The Organization for Economic Cooperation and Development’s 2012 Education at a Glance report has found that while the U.S. boasts high education attainment levels overall, it lags behind other countries that are increasing attainment levels at a higher rate.
The report analyzed the education systems of the 34 OECD member countries in addition to Argentina, Brazil, China, India, Indonesia, Russia, Saudi Arabia and South Africa.
In the U.S., 42 percent of all 25-64 year-olds have reached higher education -- making it one of the most well educated countries in the world, but behind Canada (51 percent), Israel (46 percent), Japan (45 percent) and the Russian Federation (54 percent). When it comes to the young adult population, however, the U.S. ranks 14th among 37 OECD and G20 countries in the percentage of 25-34 year-olds boasting higher education attainment, at 42 percent. This puts it above the OECD average of 38 percent, but over 20 percentage points behind the leader, Korea, at 65 percent.
According to the report, higher education attainment levels in the U.S. are growing at a below-average rate compared to other OECD and G20 countries.
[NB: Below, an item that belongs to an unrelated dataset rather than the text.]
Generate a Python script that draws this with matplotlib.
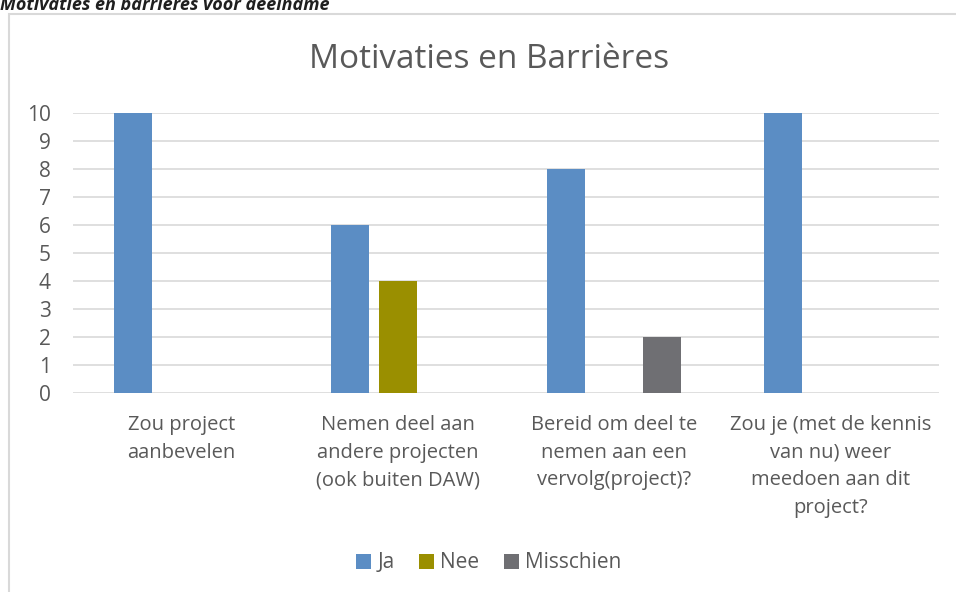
import matplotlib.pyplot as plt
from matplotlib.patches import Rectangle
import numpy as np

categories = ["Zou project\naanbevelen",
              "Nemen deel aan\nandere projecten\n(ook buiten DAW)",
              "Bereid om deel te\nnemen aan een\nvervolg(project)?",
              "Zou je (met de kennis\nvan nu) weer\nmeedoen aan dit\nproject?"]
series = ["Ja", "Nee", "Misschien"]
ja = [10, 6, 8, 10]
nee = [0, 4, 0, 0]
misschien = [0, 0, 2, 0]
colors = ["#5B8DC4", "#9A8F00", "#6F6F73"]

W, H = 956, 592
fig = plt.figure(figsize=(W / 100, H / 100), dpi=100)
plt.rcParams['font.family'] = ['Open Sans', 'DejaVu Sans']

# chart frame
fig.patches.append(Rectangle((9 / W, -0.1), 1.2, 1 - 14 / H + 0.1, transform=fig.transFigure,
                             fill=False, edgecolor="#D9D9D9", linewidth=1.5))
fig.text(0.0, 1 - 10 / H, "Motivaties en barrières voor deelname", fontsize=13,
         fontweight="bold", fontstyle="italic", color="#1F1F1F", va="baseline", ha="left")

ax = fig.add_axes([73 / W, 1 - 393 / H, (939 - 73) / W, (393 - 113) / H])
x = np.arange(len(categories))
bw = 0.1755
off = 0.2217
for i, (vals, c) in enumerate(zip([ja, nee, misschien], colors)):
    ax.bar(x + (i - 1) * off, vals, bw, color=c, label=series[i], zorder=3)

ax.set_xlim(-0.5, len(categories) - 0.5)
ax.set_ylim(0, 10)
ax.set_yticks(range(0, 11))
ax.yaxis.grid(True, color="#D9D9D9", linewidth=1.2, zorder=0)
for s in ax.spines.values():
    s.set_visible(False)
ax.tick_params(axis="both", length=0, colors="#595959")
ax.tick_params(axis="y", pad=16, labelsize=15)
ax.set_xticks(x)
ax.set_xticklabels(categories, linespacing=1.5, fontsize=14.5)
ax.tick_params(axis="x", pad=16)

fig.text(489 / W, 1 - 60 / H, "Motivaties en Barrières", fontsize=24, color="#595959",
         ha="center", va="center")

fig.legend(loc="center", bbox_to_anchor=(489 / W, 1 - 563 / H), ncol=3, frameon=False,
           fontsize=15, labelcolor="#595959", handlelength=0.7, handleheight=0.7,
           handletextpad=0.3, columnspacing=1.2)

fig.savefig("out.png", dpi=100)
Between 2000 and 2010, attainment levels in the U.S. increased by an average of 1.3 percentage points annually, while its OECD counterparts boasted a 3.7 percentage-point increase per year overall.
“Based on these trends, the U.S. may find that an increasing number of countries will approach or surpass its attainment levels in the coming years,” the U.S. country report reads. “Other countries in this situation include Estonia, Finland, Israel and the Russian Federation.”
These trends are also mirrored in the graduation rates of higher education institutions, the report states. In 1995, the U.S. ranked second behind New Zealand in graduate output among 19 OECD countries with comparable data. In 2010, it ranked 13th among 25 countries with comparable data. Though the higher education graduation rate in the U.S. grew from 33 percent to 38 percent over this time frame, the increase paled in comparison to that of its OECD peers, whose graduation rates on average nearly doubled from 20 percent to 39 percent.
American students also struggle more than their foreign peers to top their parents. The report highlighted that the odds a young person in the U.S. will attain higher education if his or her parents did not do so are a mere 29 percent, which ranks as one of the lowest levels among OECD countries.
Other findings include that the U.S. ranks 26th in the percentage of 4-year-olds enrolled in early childhood education, at 69 percent. Furthermore, teachers in the U.S. spend between 1,050 and 1,100 hours a year teaching, much more than in almost every country.
“Only Argentina has a longer instructional year than the United States, with U.S. teachers teaching approximately 40 percent more hours per year than teachers in other OECD countries, yet U.S. teachers’ salaries do not crack the top 10 among OECD countries,” Randi Weingarten, president of the American Federation of Teachers, said in a statement.
Weingarten also pointed out that using standardized-test results as a basis for evaluating and paying teachers is “very rare, as it is not even mentioned as one of the top 16 uses of testing data.”
She added: “while most U.S. education decisions are made by school districts, most OECD countries leave those decisions to the people closest to the students — the professionals in each school.”
More broadly, the report pushes for a public investment in education, arguing that the gap between the well-educated and poorly educated has widened due to the global recession. Furthermore, the analysis determined that public expenditure on education as a percentage of total public expenditure has decreased in 19 out of 32 individual countries between 2005 and 2009, though it remained at 13 percent of total public expenditure on average in all OECD countries.
In many OECD countries, students and their families have been forced to take on an increasing share of education costs, most visibly through tuition hikes.
In a statement, the OECD suggests that “one way to mitigate weak labour market returns is to provide higher education at lower costs for the individual”; this can be accomplished by subsidizing the direct costs of education — tuition fees — or providing students with loans and grants to improve incentives and access to education.
In the final part of his editorial statement, OECD Secretary General Angel Gurría emphasizes the need for countries “to strike a careful balance between providing appropriate public support for education and requiring students and families to cover some of the costs.”